Sierra’s story is the most difficult part of this episode. All we are told is that a man forced her into becoming his sex slave. Saunders and Boyd seem to know about it and accept it. Norman goes further and really rubs it in our face that he owns her and can do what he likes to her. Without any hint that there is more to her story that stands as a despicable tale. It puts a black mark against everyone in the Dollhouse and makes it impossible for me and I imagine a lot of viewers to get emotionally invested in any of the Dollhouse employees. After all they are colluding in forced slavery. Now it’s possible that Sierra’s story has a lot more to it which could explain this. But her story is an example of why this show is so difficult to get into. There are so many unanswered questions about the morality of what is going on that it leaves me feeling uneasy. Am I really watching a bunch of immoral villains every week? My feeling from the tone is that they are meant to be flawed humans and not monsters. But when plot strands are left open like this it becomes hard to suspend my disbelief.

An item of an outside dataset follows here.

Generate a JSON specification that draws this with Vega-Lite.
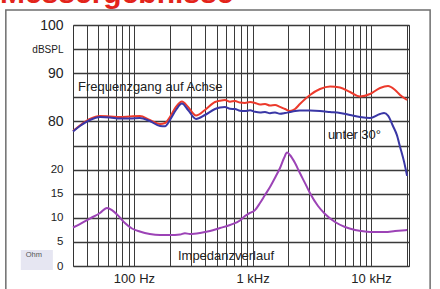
{
  "$schema": "https://vega.github.io/schema/vega-lite/v6.json",
  "width": 336,
  "height": 241,
  "autosize": {"type": "none"},
  "padding": {"left": 73, "top": 25, "right": 31, "bottom": 23},
  "background": "white",
  "config": {"view": {"stroke": "#333", "strokeWidth": 1}, "font": "Liberation Sans"},
  "resolve": {"scale": {"y": "independent"}},
  "datasets": {
    "achse": [
      {"f": 30.6, "db": 78.0}, {"f": 35.0, "db": 79.15}, {"f": 42.5, "db": 80.5}, {"f": 51.7, "db": 81.12},
      {"f": 62.8, "db": 81.02}, {"f": 76.2, "db": 80.91}, {"f": 92.5, "db": 81.02}, {"f": 112, "db": 81.12},
      {"f": 136, "db": 80.29}, {"f": 166, "db": 79.46}, {"f": 183, "db": 79.67}, {"f": 201, "db": 80.91},
      {"f": 226, "db": 82.99}, {"f": 254, "db": 84.13}, {"f": 286, "db": 82.99}, {"f": 334, "db": 81.22},
      {"f": 397, "db": 82.36}, {"f": 483, "db": 84.02}, {"f": 532, "db": 84.3}, {"f": 586, "db": 84.44},
      {"f": 646, "db": 84.1}, {"f": 712, "db": 84.23}, {"f": 784, "db": 83.9}, {"f": 863, "db": 83.82},
      {"f": 953, "db": 84.0}, {"f": 1050, "db": 83.82}, {"f": 1157, "db": 83.5}, {"f": 1275, "db": 83.61},
      {"f": 1405, "db": 83.3}, {"f": 1549, "db": 83.4}, {"f": 1706, "db": 83.0}, {"f": 1880, "db": 82.57},
      {"f": 2068, "db": 82.16}, {"f": 2284, "db": 82.57}, {"f": 2510, "db": 83.61}, {"f": 3055, "db": 85.48},
      {"f": 3710, "db": 86.72}, {"f": 4508, "db": 87.24}, {"f": 5470, "db": 87.03}, {"f": 6650, "db": 86.1},
      {"f": 8070, "db": 85.17}, {"f": 9810, "db": 85.68}, {"f": 11910, "db": 86.93}, {"f": 13900, "db": 87.34},
      {"f": 15940, "db": 86.51}, {"f": 17580, "db": 85.48}, {"f": 20130, "db": 84.44}
    ],
    "dreissig": [
      {"f": 30.6, "db": 77.9}, {"f": 35.0, "db": 79.05}, {"f": 42.5, "db": 80.29}, {"f": 51.7, "db": 80.91},
      {"f": 62.8, "db": 80.81}, {"f": 76.2, "db": 80.6}, {"f": 92.5, "db": 80.6}, {"f": 112, "db": 80.71},
      {"f": 136, "db": 80.08}, {"f": 166, "db": 79.05}, {"f": 183, "db": 79.0}, {"f": 201, "db": 80.29},
      {"f": 226, "db": 82.36}, {"f": 254, "db": 83.71}, {"f": 286, "db": 82.36}, {"f": 334, "db": 80.5},
      {"f": 397, "db": 81.33}, {"f": 483, "db": 82.57}, {"f": 532, "db": 82.9}, {"f": 586, "db": 82.99},
      {"f": 646, "db": 82.6}, {"f": 712, "db": 82.57}, {"f": 784, "db": 82.2}, {"f": 863, "db": 82.16},
      {"f": 953, "db": 82.3}, {"f": 1050, "db": 82.0}, {"f": 1157, "db": 81.85}, {"f": 1275, "db": 81.95},
      {"f": 1405, "db": 81.7}, {"f": 1549, "db": 81.85}, {"f": 1706, "db": 81.6}, {"f": 1880, "db": 81.74},
      {"f": 2068, "db": 81.95}, {"f": 2284, "db": 82.16}, {"f": 2510, "db": 82.26}, {"f": 3055, "db": 82.26},
      {"f": 3710, "db": 82.16}, {"f": 4508, "db": 81.95}, {"f": 5470, "db": 81.74}, {"f": 6650, "db": 81.33},
      {"f": 8070, "db": 80.91}, {"f": 9810, "db": 80.71}, {"f": 11910, "db": 81.54}, {"f": 12880, "db": 81.74},
      {"f": 13900, "db": 81.2}, {"f": 15340, "db": 79.0}, {"f": 16500, "db": 77.2}, {"f": 17580, "db": 74.7},
      {"f": 19000, "db": 71.6}, {"f": 20130, "db": 68.7}
    ],
    "impedanz": [
      {"f": 30.6, "ohm": 7.99}, {"f": 35.0, "ohm": 8.71}, {"f": 42.5, "ohm": 9.85}, {"f": 51.7, "ohm": 11.0},
      {"f": 59.2, "ohm": 12.03}, {"f": 65.2, "ohm": 11.6}, {"f": 73.3, "ohm": 10.5}, {"f": 83.9, "ohm": 8.92},
      {"f": 96.2, "ohm": 7.78}, {"f": 112, "ohm": 7.16}, {"f": 136, "ohm": 6.64}, {"f": 166, "ohm": 6.43},
      {"f": 201, "ohm": 6.43}, {"f": 245, "ohm": 6.54}, {"f": 269, "ohm": 6.8}, {"f": 297, "ohm": 6.64},
      {"f": 361, "ohm": 6.85}, {"f": 438, "ohm": 7.26}, {"f": 532, "ohm": 7.88}, {"f": 646, "ohm": 8.51},
      {"f": 784, "ohm": 9.44}, {"f": 863, "ohm": 10.37}, {"f": 953, "ohm": 11.0}, {"f": 1050, "ohm": 11.6},
      {"f": 1157, "ohm": 13.07}, {"f": 1275, "ohm": 14.73}, {"f": 1405, "ohm": 16.39}, {"f": 1545, "ohm": 18.26},
      {"f": 1706, "ohm": 20.33}, {"f": 1845, "ohm": 22.4}, {"f": 1955, "ohm": 23.55}, {"f": 2068, "ohm": 23.03},
      {"f": 2284, "ohm": 21.37}, {"f": 2510, "ohm": 19.29}, {"f": 2773, "ohm": 17.2}, {"f": 3050, "ohm": 15.15},
      {"f": 3570, "ohm": 12.45}, {"f": 4090, "ohm": 10.79}, {"f": 4970, "ohm": 9.13}, {"f": 6030, "ohm": 8.09},
      {"f": 7330, "ohm": 7.47}, {"f": 8900, "ohm": 7.16}, {"f": 10810, "ohm": 7.05}, {"f": 13130, "ohm": 7.05},
      {"f": 15940, "ohm": 7.26}, {"f": 20130, "ohm": 7.47}
    ]
  },
  "layer": [
    {
      "data": {"values": [{}]},
      "mark": {"type": "rect", "filled": false, "stroke": "#6e6e6e", "strokeWidth": 1.5},
      "encoding": {
        "x": {"datum": 8.3, "type": "quantitative", "scale": {"type": "log", "domain": [30.6, 20900], "nice": false}},
        "x2": {"datum": 31500},
        "y": {"datum": 103.1, "type": "quantitative", "scale": {"domain": [50, 100], "nice": false, "zero": false}, "axis": null},
        "y2": {"datum": 44}
      }
    },
    {
      "data": {"values": [{}]},
      "mark": {"type": "text", "align": "left", "baseline": "alphabetic", "fontSize": 30, "fontWeight": "bold", "color": "#e3241b", "font": "Liberation Sans"},
      "encoding": {
        "x": {"datum": 7.4, "type": "quantitative", "scale": {"type": "log", "domain": [30.6, 20900], "nice": false}},
        "y": {"datum": 104.5, "type": "quantitative", "scale": {"domain": [50, 100], "nice": false, "zero": false}, "axis": null},
        "text": {"value": "Messergebnisse"}
      }
    },
    {
      "data": {"values": [{}]},
      "mark": {"type": "rect", "fill": "#e6e6f2"},
      "encoding": {
        "x": {"datum": 11.1, "type": "quantitative", "scale": {"type": "log", "domain": [30.6, 20900], "nice": false}},
        "x2": {"datum": 20.7},
        "y": {"datum": 3.32, "type": "quantitative", "scale": {"domain": [0, 50], "nice": false}, "axis": null},
        "y2": {"datum": -0.83}
      }
    },
    {
      "data": {"values": [{}]},
      "mark": {"type": "text", "align": "center", "baseline": "middle", "fontSize": 7.5, "color": "#555", "font": "Liberation Sans"},
      "encoding": {
        "x": {"datum": 14.3, "type": "quantitative", "scale": {"type": "log", "domain": [30.6, 20900], "nice": false}},
        "y": {"datum": 2.2, "type": "quantitative", "scale": {"domain": [0, 50], "nice": false}, "axis": null},
        "text": {"value": "Ohm"}
      }
    },
    {
      "data": {"name": "achse"},
      "mark": {"type": "line", "color": "#ec3a2c", "strokeWidth": 2, "interpolate": "monotone"},
      "encoding": {
        "x": {"field": "f", "type": "quantitative", "scale": {"type": "log", "domain": [30.6, 20900], "nice": false},
          "axis": {"values": [40, 50, 60, 70, 80, 90, 100, 200, 300, 400, 500, 600, 700, 800, 900, 1000, 2000, 3000, 4000, 5000, 6000, 7000, 8000, 9000, 10000, 20000],
            "labelExpr": "datum.value == 100 ? '100 Hz' : datum.value == 1000 ? '1 kHz' : datum.value == 10000 ? '10 kHz' : ''",
            "grid": true, "gridColor": "#3a3a3a", "gridWidth": 1, "gridOpacity": 1, "ticks": false, "domain": false,
            "labelFontSize": 13, "labelColor": "#222", "labelPadding": 6, "labelFont": "Liberation Sans", "labelOverlap": false, "labelBound": false, "labelFlush": false, "title": null}},
        "y": {"field": "db", "type": "quantitative", "scale": {"domain": [50, 100], "nice": false, "zero": false},
          "axis": {"values": [50, 55, 60, 65, 70, 75, 80, 85, 90, 95, 100],
            "labelExpr": "datum.value == 100 ? '100' : datum.value == 95 ? 'dBSPL' : datum.value == 90 ? '90' : datum.value == 80 ? '80' : datum.value == 70 ? '20' : datum.value == 65 ? '15' : datum.value == 60 ? '10' : datum.value == 55 ? '5' : datum.value == 50 ? '0' : ''",
            "labelFontSize": {"condition": [{"test": "datum.value == 95", "value": 10}, {"test": "datum.value >= 80", "value": 14}], "value": 11.5},
            "grid": true, "gridColor": "#3a3a3a", "gridWidth": 1.3, "gridOpacity": 1, "ticks": false, "domain": false,
            "labelColor": "#222", "labelPadding": 10, "labelFont": "Liberation Sans", "labelOverlap": false, "labelBound": false, "labelFlush": false, "title": null}}
      }
    },
    {
      "data": {"name": "dreissig"},
      "mark": {"type": "line", "color": "#3a37a6", "strokeWidth": 2, "interpolate": "monotone"},
      "encoding": {
        "x": {"field": "f", "type": "quantitative", "scale": {"type": "log", "domain": [30.6, 20900], "nice": false}},
        "y": {"field": "db", "type": "quantitative", "scale": {"domain": [50, 100], "nice": false, "zero": false}, "axis": null}
      }
    },
    {
      "data": {"name": "impedanz"},
      "mark": {"type": "line", "color": "#9c43b6", "strokeWidth": 2, "interpolate": "monotone"},
      "encoding": {
        "x": {"field": "f", "type": "quantitative", "scale": {"type": "log", "domain": [30.6, 20900], "nice": false}},
        "y": {"field": "ohm", "type": "quantitative", "scale": {"domain": [0, 50], "nice": false}, "axis": null}
      }
    },
    {
      "data": {"values": [{}]},
      "mark": {"type": "text", "align": "left", "baseline": "middle", "fontSize": 13, "color": "#222", "font": "Liberation Sans"},
      "encoding": {
        "x": {"datum": 33.7, "type": "quantitative", "scale": {"type": "log", "domain": [30.6, 20900], "nice": false}},
        "y": {"datum": 87.1, "type": "quantitative", "scale": {"domain": [50, 100], "nice": false, "zero": false}, "axis": null},
        "text": {"value": "Frequenzgang auf Achse"}
      }
    },
    {
      "data": {"values": [{}]},
      "mark": {"type": "text", "align": "left", "baseline": "middle", "fontSize": 13, "color": "#222", "font": "Liberation Sans"},
      "encoding": {
        "x": {"datum": 4340, "type": "quantitative", "scale": {"type": "log", "domain": [30.6, 20900], "nice": false}},
        "y": {"datum": 77.2, "type": "quantitative", "scale": {"domain": [50, 100], "nice": false, "zero": false}, "axis": null},
        "text": {"value": "unter 30°"}
      }
    },
    {
      "data": {"values": [{}]},
      "mark": {"type": "text", "align": "left", "baseline": "middle", "fontSize": 13, "color": "#222", "font": "Liberation Sans"},
      "encoding": {
        "x": {"datum": 235, "type": "quantitative", "scale": {"type": "log", "domain": [30.6, 20900], "nice": false}},
        "y": {"datum": 2.07, "type": "quantitative", "scale": {"domain": [0, 50], "nice": false}, "axis": null},
        "text": {"value": "Impedanzverlauf"}
      }
    }
  ]
}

The Unknown: I suppose it’s worth asking whether Ballard’s dreams about Echo and Mellie mean anything significant. Fans are bound to speculate that he is an active and that the desire to find the bug in his apartment was somehow fed to him.
Why does Caroline remember a mountain as a safe place? I’m assuming it’s not connected to one of her engagements in “Gray Hour” (104). Adelle also says that Caroline couldn’t live with the consequences of her actions. We still don’t know what happened to her in the two years between breaking into Rossum and becoming an active. Adelle claims she is protecting all of the actives from unbearable memories. Does she believe that’s true? Is that true? Certainly Sierra’s story doesn’t seem to imply that. Was Mike only included as a test to push the other actives to escape? Or did he have some issue which needed resolving?
Best Moment: Caroline confronts Topher in his office about what is going on in the Dollhouse. While she quizzes him and draws the obvious conclusions about exploitation and slavery he begins to sound like a very different apologist. My mind went to the Nazi’s who had to justify the holocaust. “Does it hurt when you do it?” she asks about the imprinting process. “Pain is nothing more than nerves talking to your brain” he says justifying his daily work. “I’m just the science guy” he whines, distancing himself from the responsibility of what he is doing. It’s his genuine terror at what would happen if he were to receive a treatment which is very telling and well acted.
Once more it’s a scene which showcases the deep, dark, complex stories which Dollhouse is capable of telling. And at the same time it makes Topher such a difficult character to like or enjoy. What’s to stop me looking at him as someone constructing a gas chamber or working on a street corner?
Epilogue: Dollhouse may just not be a story you can tell in the format of television. By its nature television requires a shorthand way of communicating. There are only forty minutes or so to get across your story. You have to get an audience to bond with the characters and care about what’s going to happen. Dollhouse is so dark and so deep that it mires you in endless uncomfortable questions of morality.
This is a good episode, it’s an interesting, logical story. It has acting and writing to recommend it. But it still leaves me uncomfortable and without a bond to it.